How People-Pleasing Always Backfires

Jessie is a bright, 34 year-old office worker who always tries so hard to please her boss and ingratiate herself to her co-workers. She wonders why, with all her efforts at being nice, her boss constantly picks on her and her colleagues either ignore her or bully her.

Sam is a University student. She goes out of her way to be nice and accommodate her fellow students and would never dream of being impolite or engaging in a confrontation. She can’t understand why she’s ostracized from most group activities and treated with contempt by the students she’s trying so hard to please.

Leonard is a middle-aged married man. He’s married to a woman who drinks heavily and has a bad temper. Leonard does everything he can to make things easier for his wife. When she gets drunk, he washes her, cleans up her mess and tucks her into bed with a nightcap so she doesn’t get the shakes the next morning. He can’t figure out why she’s meaner than ever toward him.

These three individuals are all examples of people-pleasers. They’re motivated by the need for love, approval and validation from others, so they do all they can to make the other person happy and they avoid doing anything that might possibly offend.

Unfortunately, people-pleasing doesn’t work. In fact, it backfires. Instead of giving the pleaser the affirmation they desire, other people are at best, exploitative and at worst, hostile, rejecting and contemptuous toward them.
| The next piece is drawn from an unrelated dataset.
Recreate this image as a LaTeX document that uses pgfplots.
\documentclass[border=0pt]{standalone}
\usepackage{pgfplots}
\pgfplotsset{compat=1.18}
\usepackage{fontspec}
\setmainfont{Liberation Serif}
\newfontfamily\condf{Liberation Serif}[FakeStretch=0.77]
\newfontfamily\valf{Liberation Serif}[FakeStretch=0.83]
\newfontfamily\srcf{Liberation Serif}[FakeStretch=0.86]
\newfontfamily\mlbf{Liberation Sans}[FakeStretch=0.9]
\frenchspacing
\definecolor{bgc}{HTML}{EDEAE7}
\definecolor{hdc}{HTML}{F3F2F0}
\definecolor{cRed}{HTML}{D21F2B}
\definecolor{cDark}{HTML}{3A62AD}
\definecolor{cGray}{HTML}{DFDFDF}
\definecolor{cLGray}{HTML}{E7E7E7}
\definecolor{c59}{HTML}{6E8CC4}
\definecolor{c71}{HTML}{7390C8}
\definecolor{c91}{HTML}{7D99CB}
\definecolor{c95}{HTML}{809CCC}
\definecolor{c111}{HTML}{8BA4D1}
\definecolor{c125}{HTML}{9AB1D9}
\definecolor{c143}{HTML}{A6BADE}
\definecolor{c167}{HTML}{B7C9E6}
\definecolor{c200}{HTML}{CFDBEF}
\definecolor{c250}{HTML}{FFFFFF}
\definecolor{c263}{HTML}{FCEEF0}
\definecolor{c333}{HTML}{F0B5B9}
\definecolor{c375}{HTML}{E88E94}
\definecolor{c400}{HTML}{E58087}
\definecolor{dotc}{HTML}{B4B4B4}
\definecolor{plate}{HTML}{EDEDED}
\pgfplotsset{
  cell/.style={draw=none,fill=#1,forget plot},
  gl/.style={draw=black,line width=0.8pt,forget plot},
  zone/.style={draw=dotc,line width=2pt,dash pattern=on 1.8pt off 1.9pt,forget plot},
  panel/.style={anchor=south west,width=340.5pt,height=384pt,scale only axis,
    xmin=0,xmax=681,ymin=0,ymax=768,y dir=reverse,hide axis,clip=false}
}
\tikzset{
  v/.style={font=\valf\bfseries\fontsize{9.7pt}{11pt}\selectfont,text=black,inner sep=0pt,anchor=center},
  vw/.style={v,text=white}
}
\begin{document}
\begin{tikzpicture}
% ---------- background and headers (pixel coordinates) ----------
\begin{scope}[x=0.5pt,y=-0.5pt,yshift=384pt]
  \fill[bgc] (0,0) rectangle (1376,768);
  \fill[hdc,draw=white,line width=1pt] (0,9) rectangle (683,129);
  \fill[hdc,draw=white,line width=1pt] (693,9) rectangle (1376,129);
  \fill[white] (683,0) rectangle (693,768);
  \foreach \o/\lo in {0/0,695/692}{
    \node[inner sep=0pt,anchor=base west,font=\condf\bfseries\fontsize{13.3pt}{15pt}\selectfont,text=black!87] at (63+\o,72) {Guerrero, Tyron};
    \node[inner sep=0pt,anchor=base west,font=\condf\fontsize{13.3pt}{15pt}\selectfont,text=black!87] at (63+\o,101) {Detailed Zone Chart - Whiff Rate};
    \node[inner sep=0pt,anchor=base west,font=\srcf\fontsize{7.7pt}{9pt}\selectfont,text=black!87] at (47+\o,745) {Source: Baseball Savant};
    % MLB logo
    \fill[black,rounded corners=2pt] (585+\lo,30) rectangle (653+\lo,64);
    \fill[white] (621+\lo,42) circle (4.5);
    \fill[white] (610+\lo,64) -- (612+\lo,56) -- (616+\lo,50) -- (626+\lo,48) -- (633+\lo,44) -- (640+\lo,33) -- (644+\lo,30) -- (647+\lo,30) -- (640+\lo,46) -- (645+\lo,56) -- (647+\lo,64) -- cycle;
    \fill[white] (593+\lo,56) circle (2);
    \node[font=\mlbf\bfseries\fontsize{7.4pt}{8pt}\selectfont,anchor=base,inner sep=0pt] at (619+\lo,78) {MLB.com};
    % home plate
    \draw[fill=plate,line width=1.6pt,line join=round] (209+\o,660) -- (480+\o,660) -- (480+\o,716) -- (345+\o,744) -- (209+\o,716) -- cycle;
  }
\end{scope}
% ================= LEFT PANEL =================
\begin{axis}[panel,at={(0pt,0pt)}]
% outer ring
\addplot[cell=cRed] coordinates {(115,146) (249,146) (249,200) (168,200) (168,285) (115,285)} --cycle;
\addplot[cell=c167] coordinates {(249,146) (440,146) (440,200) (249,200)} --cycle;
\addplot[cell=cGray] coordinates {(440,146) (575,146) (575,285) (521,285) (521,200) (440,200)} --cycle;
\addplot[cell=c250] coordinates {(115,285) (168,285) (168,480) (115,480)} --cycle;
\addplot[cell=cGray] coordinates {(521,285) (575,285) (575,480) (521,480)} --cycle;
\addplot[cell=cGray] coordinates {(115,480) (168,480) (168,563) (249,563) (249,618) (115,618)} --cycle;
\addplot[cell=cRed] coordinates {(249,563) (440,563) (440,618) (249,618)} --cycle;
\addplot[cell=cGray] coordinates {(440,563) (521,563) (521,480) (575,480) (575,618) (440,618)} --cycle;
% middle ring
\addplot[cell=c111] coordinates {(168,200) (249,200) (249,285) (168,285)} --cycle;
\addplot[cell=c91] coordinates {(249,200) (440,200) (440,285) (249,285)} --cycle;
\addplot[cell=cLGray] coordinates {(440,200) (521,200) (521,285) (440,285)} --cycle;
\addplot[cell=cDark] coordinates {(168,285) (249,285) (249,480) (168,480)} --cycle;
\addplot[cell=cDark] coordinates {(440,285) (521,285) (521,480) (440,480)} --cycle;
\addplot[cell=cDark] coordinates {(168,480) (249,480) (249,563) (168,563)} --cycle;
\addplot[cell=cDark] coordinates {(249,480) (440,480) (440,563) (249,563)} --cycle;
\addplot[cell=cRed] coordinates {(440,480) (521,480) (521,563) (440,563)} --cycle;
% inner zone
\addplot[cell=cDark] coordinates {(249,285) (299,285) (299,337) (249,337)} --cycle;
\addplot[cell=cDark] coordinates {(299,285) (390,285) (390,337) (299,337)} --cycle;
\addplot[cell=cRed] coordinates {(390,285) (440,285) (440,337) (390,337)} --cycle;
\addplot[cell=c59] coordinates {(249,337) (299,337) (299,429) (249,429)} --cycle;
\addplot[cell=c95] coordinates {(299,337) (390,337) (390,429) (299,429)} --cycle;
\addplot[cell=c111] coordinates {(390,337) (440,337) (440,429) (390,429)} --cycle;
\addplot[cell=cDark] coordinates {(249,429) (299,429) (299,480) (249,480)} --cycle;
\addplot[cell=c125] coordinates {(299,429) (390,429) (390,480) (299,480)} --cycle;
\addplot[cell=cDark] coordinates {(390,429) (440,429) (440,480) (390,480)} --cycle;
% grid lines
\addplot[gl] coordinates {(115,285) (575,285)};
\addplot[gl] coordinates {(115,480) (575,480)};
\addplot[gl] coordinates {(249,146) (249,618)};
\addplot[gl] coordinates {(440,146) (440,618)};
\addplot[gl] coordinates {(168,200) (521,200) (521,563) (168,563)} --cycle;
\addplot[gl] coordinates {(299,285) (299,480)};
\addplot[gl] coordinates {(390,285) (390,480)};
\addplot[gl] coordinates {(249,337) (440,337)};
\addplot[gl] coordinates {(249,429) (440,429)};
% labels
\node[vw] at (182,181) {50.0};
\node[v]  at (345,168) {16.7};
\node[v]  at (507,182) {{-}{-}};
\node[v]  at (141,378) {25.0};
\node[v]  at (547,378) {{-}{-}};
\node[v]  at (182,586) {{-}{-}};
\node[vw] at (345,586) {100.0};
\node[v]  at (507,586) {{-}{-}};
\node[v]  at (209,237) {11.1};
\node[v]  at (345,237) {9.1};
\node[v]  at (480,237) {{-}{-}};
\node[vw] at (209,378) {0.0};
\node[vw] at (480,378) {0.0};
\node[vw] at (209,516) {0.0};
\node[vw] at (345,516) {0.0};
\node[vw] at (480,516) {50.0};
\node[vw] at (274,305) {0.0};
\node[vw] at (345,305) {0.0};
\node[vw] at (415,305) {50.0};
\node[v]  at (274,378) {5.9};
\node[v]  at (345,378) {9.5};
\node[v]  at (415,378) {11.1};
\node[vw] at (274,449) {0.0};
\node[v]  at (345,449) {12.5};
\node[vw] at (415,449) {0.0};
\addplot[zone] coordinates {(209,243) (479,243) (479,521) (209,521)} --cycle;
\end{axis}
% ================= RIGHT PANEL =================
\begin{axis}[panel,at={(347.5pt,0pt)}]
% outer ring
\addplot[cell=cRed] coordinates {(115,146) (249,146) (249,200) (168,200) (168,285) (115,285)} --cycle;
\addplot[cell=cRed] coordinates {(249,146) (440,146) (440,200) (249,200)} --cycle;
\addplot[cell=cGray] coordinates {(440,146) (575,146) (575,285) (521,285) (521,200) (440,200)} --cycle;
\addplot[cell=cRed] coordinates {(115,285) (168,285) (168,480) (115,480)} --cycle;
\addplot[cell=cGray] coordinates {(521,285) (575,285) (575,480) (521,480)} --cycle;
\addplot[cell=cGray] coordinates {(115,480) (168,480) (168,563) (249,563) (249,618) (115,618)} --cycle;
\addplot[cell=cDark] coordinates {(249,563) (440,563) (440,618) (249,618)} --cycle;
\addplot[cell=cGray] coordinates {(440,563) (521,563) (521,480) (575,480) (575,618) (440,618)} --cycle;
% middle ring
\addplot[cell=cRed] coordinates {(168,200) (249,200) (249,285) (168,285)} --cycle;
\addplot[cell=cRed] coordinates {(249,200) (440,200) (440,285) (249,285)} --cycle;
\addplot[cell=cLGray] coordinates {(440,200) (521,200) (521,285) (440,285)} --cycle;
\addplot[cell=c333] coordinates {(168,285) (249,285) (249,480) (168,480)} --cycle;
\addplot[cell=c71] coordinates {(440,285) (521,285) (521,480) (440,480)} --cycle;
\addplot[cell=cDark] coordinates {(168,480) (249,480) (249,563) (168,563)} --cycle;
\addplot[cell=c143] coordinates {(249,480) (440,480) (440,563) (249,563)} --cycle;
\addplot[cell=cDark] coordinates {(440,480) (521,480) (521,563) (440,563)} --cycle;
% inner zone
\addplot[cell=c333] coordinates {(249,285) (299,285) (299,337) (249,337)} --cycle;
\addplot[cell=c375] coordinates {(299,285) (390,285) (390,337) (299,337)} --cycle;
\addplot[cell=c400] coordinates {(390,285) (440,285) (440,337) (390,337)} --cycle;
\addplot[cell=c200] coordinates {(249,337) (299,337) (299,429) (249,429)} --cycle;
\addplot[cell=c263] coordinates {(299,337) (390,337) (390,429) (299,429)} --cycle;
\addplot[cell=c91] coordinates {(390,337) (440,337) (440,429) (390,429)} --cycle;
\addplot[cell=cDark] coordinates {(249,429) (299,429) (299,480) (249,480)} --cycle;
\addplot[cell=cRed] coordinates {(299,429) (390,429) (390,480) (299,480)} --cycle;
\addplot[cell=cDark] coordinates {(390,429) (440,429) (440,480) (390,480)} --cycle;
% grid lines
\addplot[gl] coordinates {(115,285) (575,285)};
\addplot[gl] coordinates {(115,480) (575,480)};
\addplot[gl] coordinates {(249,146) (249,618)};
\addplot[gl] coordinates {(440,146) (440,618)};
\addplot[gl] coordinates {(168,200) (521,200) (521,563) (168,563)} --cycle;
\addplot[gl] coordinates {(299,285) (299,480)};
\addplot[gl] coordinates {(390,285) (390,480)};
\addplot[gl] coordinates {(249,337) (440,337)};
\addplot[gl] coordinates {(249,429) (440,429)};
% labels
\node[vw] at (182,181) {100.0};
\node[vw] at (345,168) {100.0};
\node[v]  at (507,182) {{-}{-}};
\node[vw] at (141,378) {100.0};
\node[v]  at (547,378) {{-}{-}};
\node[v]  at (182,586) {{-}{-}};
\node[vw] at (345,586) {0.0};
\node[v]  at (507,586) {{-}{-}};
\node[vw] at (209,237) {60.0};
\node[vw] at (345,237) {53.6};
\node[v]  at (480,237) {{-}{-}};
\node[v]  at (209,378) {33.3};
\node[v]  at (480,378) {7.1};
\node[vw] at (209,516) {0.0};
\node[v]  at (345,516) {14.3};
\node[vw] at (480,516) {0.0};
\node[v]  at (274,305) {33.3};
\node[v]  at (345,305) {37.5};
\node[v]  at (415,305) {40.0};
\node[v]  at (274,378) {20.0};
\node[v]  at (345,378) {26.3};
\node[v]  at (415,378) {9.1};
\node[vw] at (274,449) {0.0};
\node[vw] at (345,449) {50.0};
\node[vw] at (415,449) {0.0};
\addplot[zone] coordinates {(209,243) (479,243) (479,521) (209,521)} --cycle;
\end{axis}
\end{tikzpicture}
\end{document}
There’s a simple psychological explanation for this.

Human beings are highly sensitive to power dynamics in relationships, and we’re always looking to see who’s the alpha and who’s at the bottom of the totem pole. We admire and reward those who are confident and want to be their friend, marry them and promote them to senior positions in our companies.

On the other hand, we’re aware, even if only on a subconscious level, of those who are insecure and lacking in confidence. People who aim to please come across as weak and needy, and many of us are inclined to react negatively toward them.
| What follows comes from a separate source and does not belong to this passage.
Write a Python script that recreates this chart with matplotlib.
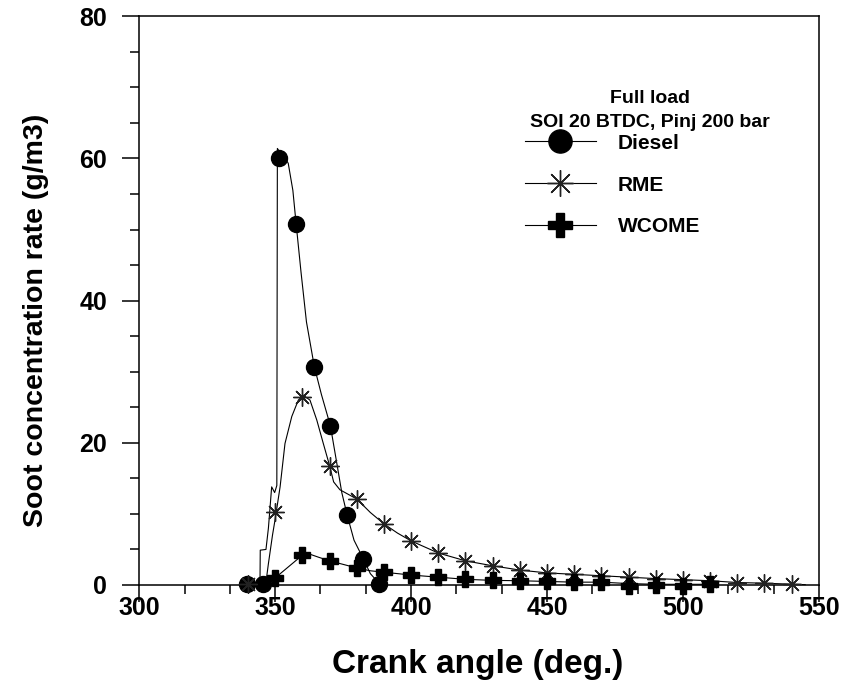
import matplotlib
matplotlib.use("Agg")
import matplotlib.pyplot as plt
from matplotlib.ticker import MultipleLocator
from matplotlib.lines import Line2D

plt.rcParams['font.family'] = ['Liberation Sans', 'DejaVu Sans']
plt.rcParams['font.weight'] = 'bold'

# ---- Data ----
# Diesel markers
diesel_mx = [339.5, 345.4, 351.5, 357.7, 364.4, 370.3, 376.5, 382.4, 388.3]
diesel_my = [0.2, 0.2, 60.0, 50.8, 30.7, 22.4, 9.8, 3.7, 0.2]
# Diesel curve
diesel_lx = [339.5, 344.4, 344.5, 346.6, 347.5, 348.7, 349.8, 350.6, 350.8, 351.5, 353.5, 354.8, 356.5, 357.7,
             359.5, 361.5, 364.4, 367.0, 370.3, 372.5, 374.5, 376.5, 379.0, 382.4, 385.0, 388.3]
diesel_ly = [0.2, 0.2, 4.9, 5.0, 8.0, 13.8, 13.0, 14.0, 61.4, 61.0, 60.2, 59.3, 55.5, 50.8,
             44.0, 37.0, 30.7, 26.8, 22.4, 17.5, 13.0, 9.8, 6.3, 3.7, 1.6, 0.2]

# RME markers
rme_mx = [340, 350, 360, 370, 380, 390, 400, 410, 420, 430, 440, 450, 460, 470, 480, 490, 500, 510, 520, 530, 540]
rme_my = [0.1, 10.3, 26.5, 16.8, 12.1, 8.6, 6.2, 4.5, 3.4, 2.7, 2.1, 1.7, 1.5, 1.3, 1.1, 0.9, 0.75, 0.6, 0.35, 0.25, 0.1]
# RME curve
rme_lx = [340, 346.5, 347.5, 349.0, 350.0, 351.8, 353.6, 356.1, 358.5, 360.3, 362.8, 365.3, 367.7, 370.0,
          371.5, 373.8, 375.7, 380.0, 385.0, 390.0, 395.0, 400.0, 410.0, 420.0, 430.0, 440.0, 450.0,
          460.0, 470.0, 480.0, 490.0, 500.0, 510.0, 520.0, 530.0, 545.0]
rme_ly = [0.1, 0.1, 3.0, 7.0, 9.3, 13.8, 19.9, 23.7, 26.0, 26.7, 26.0, 23.2, 19.9, 16.8,
          14.5, 13.4, 13.0, 12.1, 10.2, 8.6, 7.3, 6.2, 4.5, 3.4, 2.7, 2.1, 1.7,
          1.5, 1.3, 1.1, 0.9, 0.75, 0.6, 0.35, 0.25, 0.05]

# WCOME markers
wcome_mx = [350, 360, 370, 380, 390, 400, 410, 420, 430, 440, 450, 460, 470, 480, 490, 500, 510]
wcome_my = [1.0, 4.2, 3.4, 2.4, 1.8, 1.4, 1.1, 0.8, 0.65, 0.6, 0.5, 0.4, 0.4, -0.15, 0.0, -0.1, 0.1]
# WCOME curve
wcome_lx = [340, 348, 350, 360, 363, 366, 370, 375, 380, 385, 390, 400, 410, 420, 430, 440, 450, 460, 470, 480, 490, 500, 510]
wcome_ly = [0.0, 0.3, 1.0, 4.2, 4.3, 3.9, 3.4, 2.9, 2.4, 2.0, 1.8, 1.4, 1.1, 0.8, 0.65, 0.6, 0.5, 0.4, 0.4, 0.2, 0.1, 0.1, 0.1]

x_ticks = [300, 350, 400, 450, 500, 550]
y_ticks = [0, 20, 40, 60, 80]
series_names = ["Diesel", "RME", "WCOME"]
legend_title_1 = "Full load"
legend_title_2 = "SOI 20 BTDC, Pinj 200 bar"

# ---- Figure ----
fig = plt.figure(figsize=(8.45, 6.86), dpi=100)
ax = fig.add_axes([139.3 / 845, (686 - 585) / 686, (818.8 - 139.3) / 845, (585 - 16.2) / 686])

lw = 0.8
ax.plot(diesel_lx, diesel_ly, color='black', lw=lw, clip_on=False)
ax.plot(rme_lx, rme_ly, color='black', lw=lw, clip_on=False)
ax.plot(wcome_lx, wcome_ly, color='black', lw=lw, clip_on=False)

ax.plot(diesel_mx, diesel_my, ls='none', marker='o', ms=11.5, mfc='black', mec='black', clip_on=False, zorder=4)
ax.plot(rme_mx, rme_my, ls='none', marker=(8, 2, 0), ms=13, mec='#222222', mew=1.0, clip_on=False, zorder=4)
ax.plot(wcome_mx, wcome_my, ls='none', marker='P', ms=12, mfc='black', mec='black', clip_on=False, zorder=4)

ax.set_xlim(300, 550)
ax.set_ylim(0, 80)
ax.set_xticks(x_ticks)
ax.set_yticks(y_ticks)
ax.xaxis.set_minor_locator(MultipleLocator(50 / 3))
ax.yaxis.set_minor_locator(MultipleLocator(5))
ax.tick_params(which='major', direction='out', length=12.2, width=1.1, labelsize=18)
ax.tick_params(axis='x', which='major', pad=-4)
ax.tick_params(axis='y', which='major', pad=11)
ax.tick_params(which='minor', direction='out', length=6.2, width=1.1)
for lab in ax.get_xticklabels() + ax.get_yticklabels():
    lab.set_fontweight('bold')
for s in ax.spines.values():
    s.set_linewidth(1.1)

ax.set_xlabel("Crank angle (deg.)", fontsize=24, fontweight='bold', va='center')
ax.set_ylabel("Soot concentration rate (g/m3)", fontsize=20.5, fontweight='bold', va='center')
ax.xaxis.set_label_coords(0.4985, -0.1406)
ax.yaxis.set_label_coords(-0.152, 0.466)

# Legend
handles = [
    Line2D([], [], color='black', lw=lw, marker='o', ms=11.5, mfc='black', mec='black'),
    Line2D([], [], color='black', lw=lw, marker=(8, 2, 0), ms=13, mec='#222222', mew=1.0),
    Line2D([], [], color='black', lw=lw, marker='P', ms=12, mfc='black', mec='black'),
]
leg = ax.legend(handles, series_names, loc='upper left', bbox_to_anchor=(0.5676, 0.7935),
                frameon=False, prop={'weight': 'bold', 'size': 15},
                borderaxespad=0, borderpad=0,
                handlelength=3.4, handletextpad=1.07, labelspacing=1.1, markerscale=1.45)
ax.text(0.7516, 0.856, legend_title_1, transform=ax.transAxes, ha='center', va='center',
        fontsize=14, fontweight='bold')
ax.text(0.7516, 0.8135, legend_title_2, transform=ax.transAxes, ha='center', va='center',
        fontsize=14, fontweight='bold')

fig.savefig("out.png", dpi=100)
Predatory people will take advantage of the nice person’s need to please. People who are insecure but trying to look confident will feel threatened by the pleaser’s more obvious displays of neediness and will show them contempt. Bullies will be abusive to them.

Instead of getting what they want, the overly nice person will be used, abused and belittled. It’s very confusing to them. Often, they think that what’s called for is to be more pleasing. Of course, this only increases the persecution they’re experiencing.

The solution to their problem is simple. The pleaser needs to start taking responsibility for their own self-worth. They need to let go of trying to feel good about themselves through external validation.

The people-pleaser needs to see that trying to curry favour only leads to disrespect, and that self-love and self-acceptance is far more fulfilling than any love or approval they’ve been trying to earn.

The overly nice person needs to see that other people will care about them if, and only if they’re capable of doing so, and that there’s nothing they need to do, or should do, to facilitate this.

Each one of us has to be responsible for our own self-worth; we have to stop trying to get other people to give it to us. When we can love and accept ourselves, flaws and all, and see other people not as our source of  validation but as supportive companions and colleagues, our self-worth will blossom and our relationships will flourish.